» **What the task asks**
Pull each line holding "this" out of the entries below.

(Stored data entries)

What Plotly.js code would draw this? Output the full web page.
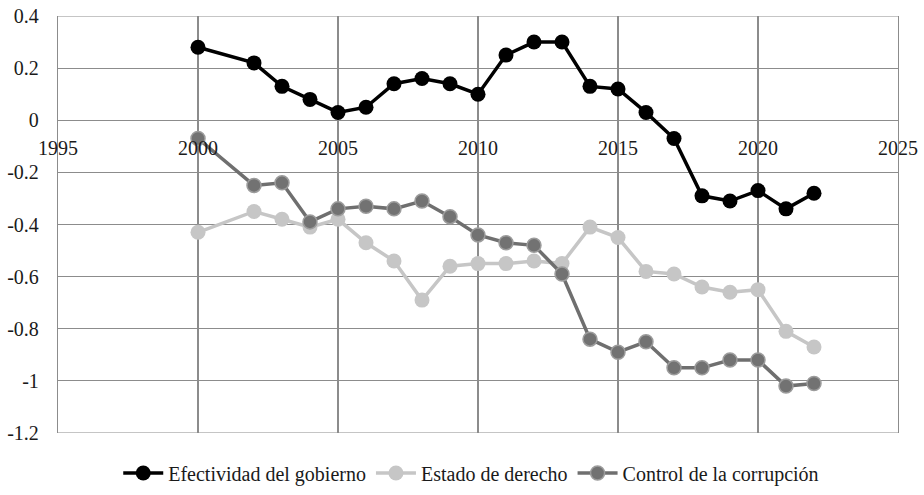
<!DOCTYPE html>
<html>
<head>
<meta charset="utf-8">
<script src="https://cdn.plot.ly/plotly-3.0.1.min.js"></script>
<style>html,body{margin:0;padding:0;background:#fff;font-family:'Liberation Serif',serif;}#chart{width:924px;height:495px;}</style>
</head>
<body>
<div id="chart"></div>
<script>
var years = [2000, 2002, 2003, 2004, 2005, 2006, 2007, 2008, 2009, 2010, 2011, 2012, 2013, 2014, 2015, 2016, 2017, 2018, 2019, 2020, 2021, 2022];
var efectividad = [0.28, 0.22, 0.13, 0.08, 0.03, 0.05, 0.14, 0.16, 0.14, 0.10, 0.25, 0.30, 0.30, 0.13, 0.12, 0.03, -0.07, -0.29, -0.31, -0.27, -0.34, -0.28];
var estado = [-0.43, -0.35, -0.38, -0.41, -0.38, -0.47, -0.54, -0.69, -0.56, -0.55, -0.55, -0.54, -0.55, -0.41, -0.45, -0.58, -0.59, -0.64, -0.66, -0.65, -0.81, -0.87];
var control = [-0.07, -0.25, -0.24, -0.39, -0.34, -0.33, -0.34, -0.31, -0.37, -0.44, -0.47, -0.48, -0.59, -0.84, -0.89, -0.85, -0.95, -0.95, -0.92, -0.92, -1.02, -1.01];
var seriesNames = ['Efectividad del gobierno', 'Estado de derecho', 'Control de la corrupción'];
var xTicks = [1995, 2000, 2005, 2010, 2015, 2020, 2025];
var yTicks = [0.4, 0.2, 0, -0.2, -0.4, -0.6, -0.8, -1, -1.2];
var yTickText = ['0.4', '0.2', '0', '-0.2', '-0.4', '-0.6', '-0.8', '-1', '-1.2'];

var grid = '#8c8c8c';

var traces = [
  {x: years, y: efectividad, name: seriesNames[0], mode: 'lines+markers',
   line: {color: '#000000', width: 3.5},
   marker: {color: '#000000', size: 15}},
  {x: years, y: estado, name: seriesNames[1], mode: 'lines+markers',
   line: {color: '#c6c6c6', width: 3.5},
   marker: {color: '#c6c6c6', size: 15}},
  {x: years, y: control, name: seriesNames[2], mode: 'lines+markers',
   line: {color: '#6f6f6f', width: 3.5},
   marker: {color: '#727272', size: 14, line: {color: '#9c9c9c', width: 1.5}}}
];

var layout = {
  width: 924, height: 495,
  margin: {l: 58, r: 26, t: 16, b: 62, pad: 0, autoexpand: false},
  font: {family: 'Liberation Serif', size: 20, color: '#1a1a1a'},
  showlegend: true,
  legend: {orientation: 'h', x: 0.51, xanchor: 'center', xref: 'container', yref: 'container', y: 0.005, yanchor: 'bottom',
           itemwidth: 40},
  xaxis: {range: [1995, 2025], tickvals: xTicks, ticktext: xTicks.map(String),
          anchor: 'free', position: 0.75, showgrid: true, gridcolor: grid, gridwidth: 1.2,
          zeroline: false, showline: false, ticks: '', ticklabelstandoff: 14},
  yaxis: {range: [-1.2, 0.4], tickvals: yTicks, ticktext: yTickText,
          showgrid: true, gridcolor: grid, gridwidth: 1.2, zeroline: false,
          showline: true, linecolor: grid, linewidth: 1.2, mirror: true, ticks: '',
          ticklabelstandoff: 14},
  shapes: [
    {type: 'line', xref: 'paper', yref: 'y', x0: 0, x1: 1, y0: 0.4, y1: 0.4, line: {color: grid, width: 1.2}},
    {type: 'line', xref: 'paper', yref: 'y', x0: 0, x1: 1, y0: -1.2, y1: -1.2, line: {color: grid, width: 1.2}}
  ]
};

Plotly.newPlot('chart', traces, layout, {staticPlot: true});
</script>
</body>
</html>
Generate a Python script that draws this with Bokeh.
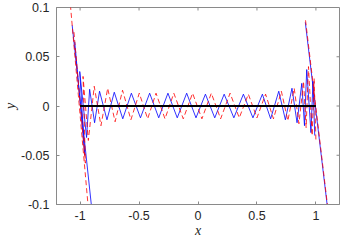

» **In response**
What Plotly.js code would draw this? Output the full web page.
Generate a Python script that draws this with Bokeh.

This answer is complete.